Current cabinet tentative; future govt. will include ethnic leaders: Taliban

The Taliban’s current cabinet makeup is only tentative and subject to changes, and the future government of Afghanistan shall be an inclusive one, with roles in governance assigned to leaders of other ethnicities, a spokesperson has told Press TV in an exclusive interview.

Asked about international criticisms about the Taliban appointing own veteran members to senior government positions despite earlier promises to form an inclusive cabinet, Suhail Shaheen argued that the makeup of the caretaker government was dictated by urgency and that there will be changes in the future so that people from different Afghan ethnicities see themselves represented in the country’s management.

“As I said it, is a tentative cabinet. We did such a cabinet because there was urgency; there was vacuum and people needed some essential services. So this cabinet was made on an urgency basis. At the same time, we believe in inclusiveness. There should be [members] from ethnicities [for] people to see themselves in the government. There are some of them here; for example, the prime minister is an Uzbek and some ministers are from Tajik ethnicity, and in the future, there will be more,” he stated.

The spokesman also noted that war is over in Afghanistan and the new government is focused on rebuilding the country after a 20-year-long invasion by foreign forces.

Shaheen made the comments when asked how much the Taliban have changed since their previous rule two decades ago.

“Certain media outlets want to marginalize us, to mislead the international opinions against us; they are not based on realities,” Shaheen said.

“We were victims of propaganda at that time and right now. At that time, our focus was more on military affairs because we had entered war … but right now it’s over, we are focusing on welfare of the people, prosperity of the people, rebuilding the country and creating jobs for the people, expanding education sector and other sectors. That’s the main difference,” he added.

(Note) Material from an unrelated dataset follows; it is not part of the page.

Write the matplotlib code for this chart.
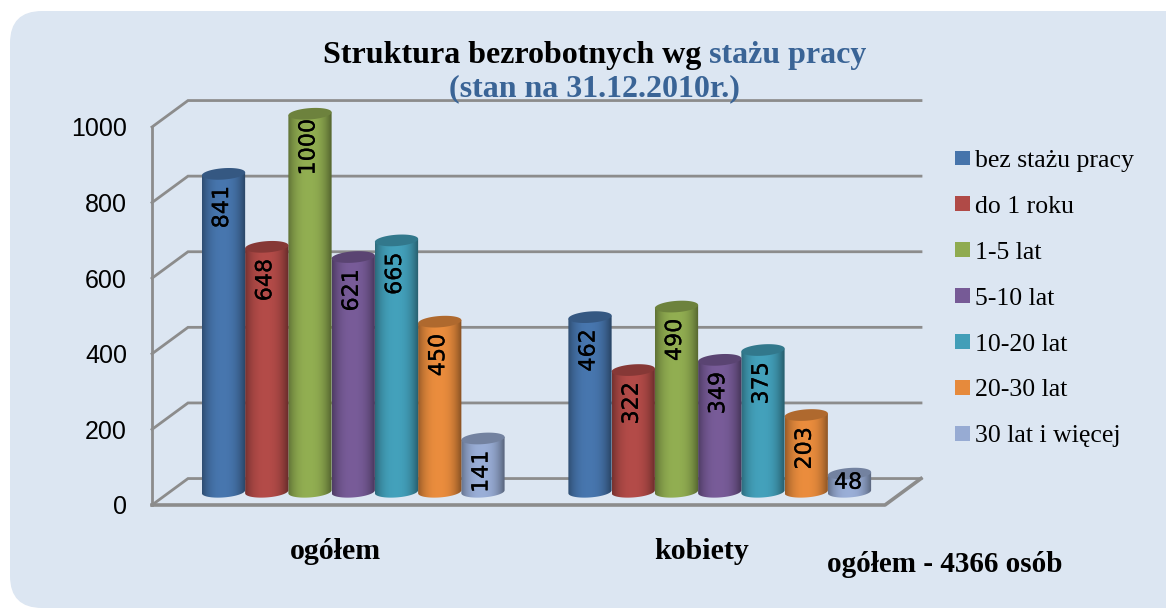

“Before, we were fighters because our country was occupied. We considered ourselves as fighters to liberate our country. Now we consider ourselves as servants, so there is a need for a servant to be compassionate and tolerant to serve their country and their people,” Shaheen stated.

Stressing that the Taliban would refrain from a policy of isolationism and would make efforts to engage with the world, Shaheen said the group wants to work with the international community and also to discuss all issues and address their concerns.

Asked about human rights issues and women’s rights, in particular, the Taliban spokesman said, “We are committed to giving women all their basic rights but of course we are an Islamic society, we have a different culture compared to other countries. We are committed to their access to education and to work; so, there is no issue with that.”

Addressing concerns of religious and ethnic minority groups as to how they will be treated under the Taliban rule, Shaheen said, “We are all Afghans, we are all Muslims. All Afghans are equal in sight of law. There is no discrimination.”

The United States and its NATO allies invaded Afghanistan in 2001 under the pretext that the Taliban militants were harboring al-Qaeda. The invasion removed the Taliban from power but it worsened the security situation in the country.

The group intensified their offensives and rapidly overran major cities over the past month as the United States started what was seen as a hasty withdrawal of its forces from Afghanistan.

The government of Afghanistan rapidly collapsed on August 15 with President Ashraf Ghani fleeing the country in the face of lightning advances of the Taliban.

On September 7, the Taliban announced the formation of a caretaker government.

‘No war currently going on in Panjshir’

Shaheen told Press TV that there is “no war or fighting” in Panjshir Valley, held by anti-Takiban forces.

The spokesman said Taliban preferred to resolve the issue of Panjshir through talks but had no choice except for resorting to a military operation when those talks and reconciliation efforts failed.

Shaheen also rejected the allegations that the Taliban had received military assistance from Pakistan in their fight in Panjshir.

“We don’t need military aids of any country while we have been fighting for 20 years against the super power and its sophisticated weapons. We have very experienced fighters and weapons,” the Taliban official said. “That is one of the propaganda we are facing.”

Panjshir has been the only region to hold out against the Taliban following their takeover of Afghanistan in mid-August.

Ahmad Masoud, the son of the late anti-Soviet commander Ahmad Shah Masoud, has been leading a several-thousand-strong force comprised of militias and remnants of the Afghan army and special forces units who are opposed to the Taliban.